Российская столица оказалась для нее огромным городом – там было легко пропасть и потеряться, но в Петербурге еще со времен императора-основателя сформировалась большая немецкая колония, в которую и приехала Луиза. Помимо героического прошлого, у неё еще было рекомендательное письмо к одному из богатейших купцов. Его звали Иоганн Корнелиус Кессених, и он только что овдовел. Купец пообещал ей небольшую ссуду, которую Луиза собиралась вложить в бизнес – она решила открыть собственную школу танцев в российской столице.

Она и сама с детства превосходно танцевала, и именно ее гибкость, пластика и хорошая координация не раз спасали ее на войне. Теперь у нее не было правой руки, но благодаря деньгам Кессениха Луиза могла нанять хороших учителей. Дело пошло отлично – ведь Луиза отлично изучила рынок: в то время детей самых богатых русских дворян учили танцевать на дому, а частных танцевальных школ в Петербурге вообще не было. Ниша была колоссальна, как и выручка – в считанные месяцы Луиза вернула Корнелиусу долг с процентами. А вскоре он сделал ей предложение. Так дочь еврейского ювелира и героиня войны стала женой богатого петербургского купца.

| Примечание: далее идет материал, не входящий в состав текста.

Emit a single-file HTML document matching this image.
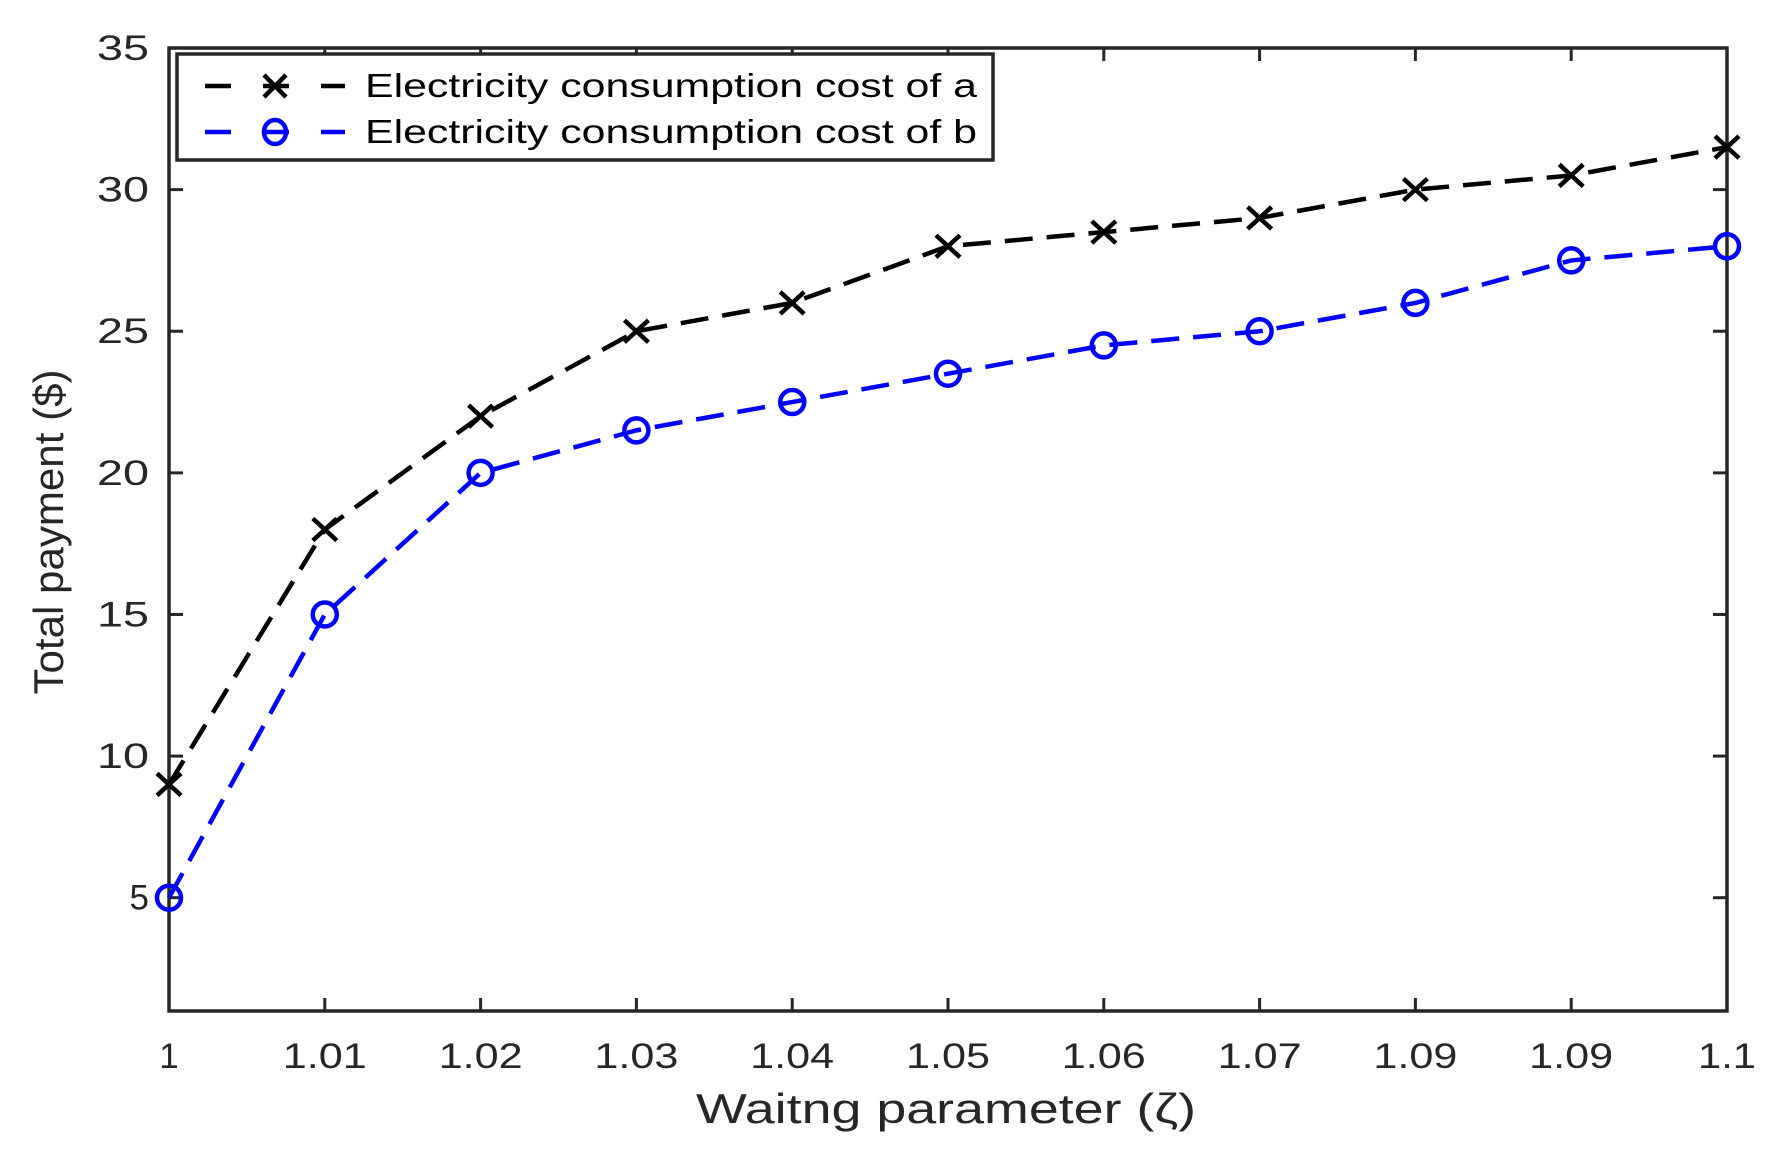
<!DOCTYPE html>
<html><head><style>html,body{margin:0;padding:0;background:#fff}</style></head><body>
<svg width="1790" height="1168" viewBox="0 0 1790 1168" xmlns="http://www.w3.org/2000/svg" font-family="Liberation Sans, sans-serif" fill="#262626">
<rect width="1790" height="1168" fill="#fff"/>
<g id="ticks" stroke="#262626" stroke-width="3"></g>
<rect x="169" y="48" width="1558" height="963" fill="none" stroke="#262626" stroke-width="3.5"/>
<g id="lbl" font-size="35"></g>
<text x="946" y="1123" font-size="42" text-anchor="middle" textLength="500" lengthAdjust="spacingAndGlyphs">Waitng parameter (ζ)</text>
<text transform="translate(63,532) rotate(-90)" font-size="42" text-anchor="middle" textLength="325" lengthAdjust="spacingAndGlyphs">Total payment ($)</text>
<polyline id="la" fill="none" stroke="#000" stroke-width="4.5" stroke-dasharray="28,14"/>
<polyline id="lb" fill="none" stroke="#0000ff" stroke-width="4.5" stroke-dasharray="28,14"/>
<g id="ma" stroke="#000" stroke-width="4.5"></g>
<g id="mb" stroke="#0000ff" stroke-width="4.5" fill="none"></g>
<rect x="177" y="54" width="816" height="106" fill="#fff" stroke="#262626" stroke-width="3.5"/>
<line x1="205" y1="86" x2="345" y2="86" stroke="#000" stroke-width="4.5" stroke-dasharray="26,32"/>
<path d="M264,75 l22,22 M286,75 l-22,22" stroke="#000" stroke-width="4.5"/>
<line x1="205" y1="132" x2="345" y2="132" stroke="#00f" stroke-width="4.5" stroke-dasharray="26,32"/>
<ellipse cx="275" cy="132" rx="11" ry="12" fill="none" stroke="#00f" stroke-width="4.5"/>
<text x="365" y="97" font-size="33" fill="#000" textLength="612" lengthAdjust="spacingAndGlyphs">Electricity consumption cost of a</text>
<text x="365" y="143" font-size="33" fill="#000" textLength="612" lengthAdjust="spacingAndGlyphs">Electricity consumption cost of b</text>
</svg>
<script>
const X=i=>169+i*155.8, Y=v=>1011-(v-1)*963/34;
const a=[9,18,22,25,26,28,28.5,29,30,30.5,31.5], b=[5,15,20,21.5,22.5,23.5,24.5,25,26,27.5,28];
const NS="http://www.w3.org/2000/svg";
function el(p,t,at,txt){const e=document.createElementNS(NS,t);for(const k in at)e.setAttribute(k,at[k]);if(txt)e.textContent=txt;document.getElementById(p).appendChild(e);}
const xl=["1","1.01","1.02","1.03","1.04","1.05","1.06","1.07","1.09","1.09","1.1"];
for(let i=0;i<11;i++){const x=X(i);
 el("ticks","line",{x1:x,y1:1011,x2:x,y2:998});el("ticks","line",{x1:x,y1:48,x2:x,y2:61});
 const at={x:x,y:1068,"text-anchor":"middle"};
 if(xl[i].length==4){at.textLength=84;at.lengthAdjust="spacingAndGlyphs";}
 if(xl[i].length==3){at.textLength=58;at.lengthAdjust="spacingAndGlyphs";}
 el("lbl","text",at,xl[i]);}
for(let v=5;v<=35;v+=5){const y=Y(v);
 el("ticks","line",{x1:169,y1:y,x2:183,y2:y});el("ticks","line",{x1:1727,y1:y,x2:1713,y2:y});
 const at={x:149,y:y+12,"text-anchor":"end"};
 if(v>=10){at.textLength=52;at.lengthAdjust="spacingAndGlyphs";}
 el("lbl","text",at,String(v));}
document.getElementById("la").setAttribute("points",a.map((v,i)=>X(i)+","+Y(v)).join(" "));
document.getElementById("lb").setAttribute("points",b.map((v,i)=>X(i)+","+Y(v)).join(" "));
a.forEach((v,i)=>{const x=X(i),y=Y(v);el("ma","path",{d:`M${x-12},${y-11}l24,22M${x+12},${y-11}l-24,22`});});
b.forEach((v,i)=>{el("mb","ellipse",{cx:X(i),cy:Y(v),rx:12,ry:12});});
</script>
</body></html>
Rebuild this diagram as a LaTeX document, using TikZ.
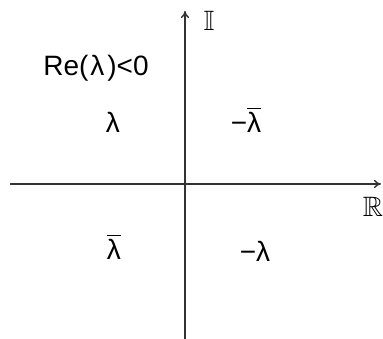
\documentclass[tikz,border=0pt]{standalone}
\usepackage{amssymb}
\usepackage{fontspec}
\setmainfont{Liberation Sans}
\usetikzlibrary{arrows.meta}
\tikzset{
    axisline/.style={->,line width=1.4pt,draw=black!80},
    quadlabel/.style={inner sep=0pt,font=\fontsize{28}{32}\selectfont},
    axislabel/.style={inner sep=0pt,font=\fontsize{28}{32}\selectfont}
}

\begin{document}
\begin{tikzpicture}[x=1pt,y=1pt,>={To[length=7pt,width=8pt]}]
    \useasboundingbox (-185,-155) rectangle (198,184);
    % Axes
    \coordinate (xstart) at (-175,0);
    \coordinate (xend) at (196,0);
    \coordinate (ystart) at (0,-155);
    \coordinate (yend) at (0,173);
    \draw[axisline] (xstart) -- (xend);
    \draw[axisline] (ystart) -- (yend);
    \node[axislabel] (imlabel) at (24,163) {$\mathbb{I}$};
    \node[axislabel] (relabel) at (188,-23) {$\mathbb{R}$};
    % Condition
    \node[quadlabel] (cond) at (-89,116) {Re(\kern2ptλ\kern3pt)<0};
    % Eigenvalues in the quadrants
    \node[quadlabel] (lam) at (-72,62) {λ};
    \node[quadlabel] (mlambar) at (61,64) {−$\overline{\hbox{λ}}$};
    \node[quadlabel] (lambar) at (-71,-63) {$\overline{\hbox{λ}}$};
    \node[quadlabel] (mlam) at (70,-67) {−λ};
\end{tikzpicture}
\end{document}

После свадьбы свой бизнес Луиза не только не бросила, но стала, наоборот, всеми силами его развивать, захватывая всё новые ниши на рынке. К процветающей школе танцев вскоре добавился знаменитый на весь Петербург трактир «Красный кабачок», построенный еще толмачом Петра I на пожалованном царем участке земли.

Это было очень известное место: здесь не раз останавливался сам Петр I, в нём же перед переворотом провела ночь Екатерина II и верные ей гвардейцы. После этого «Красный кабачок» стал золотым дном – по заведенной традиции здесь гуляли гвардейские офицеры. «Красный кабачок» упоминали и Пушкин, и Лермонтов, а в 1910 году посвящённую трактиру пьесу в Александринском театре поставил сам Мейерхольд. Закрыли трактир только после революции 1917 года. К тому времени бывшая кавалерист-девица Луиза Графемус-Кессених стала одной из петербургских городских легенд. Дух противоречия не оставил ее и в последние годы: перед смертью старая дама поразила родных неожиданной последней волей – она пожелала быть похороненной «не в земле, а в воздухе». Её просьбу выполнили: дочь еврея-ювелира из Ханау упокоилась в цинковом саркофаге, подвешенном на четырёх столбах.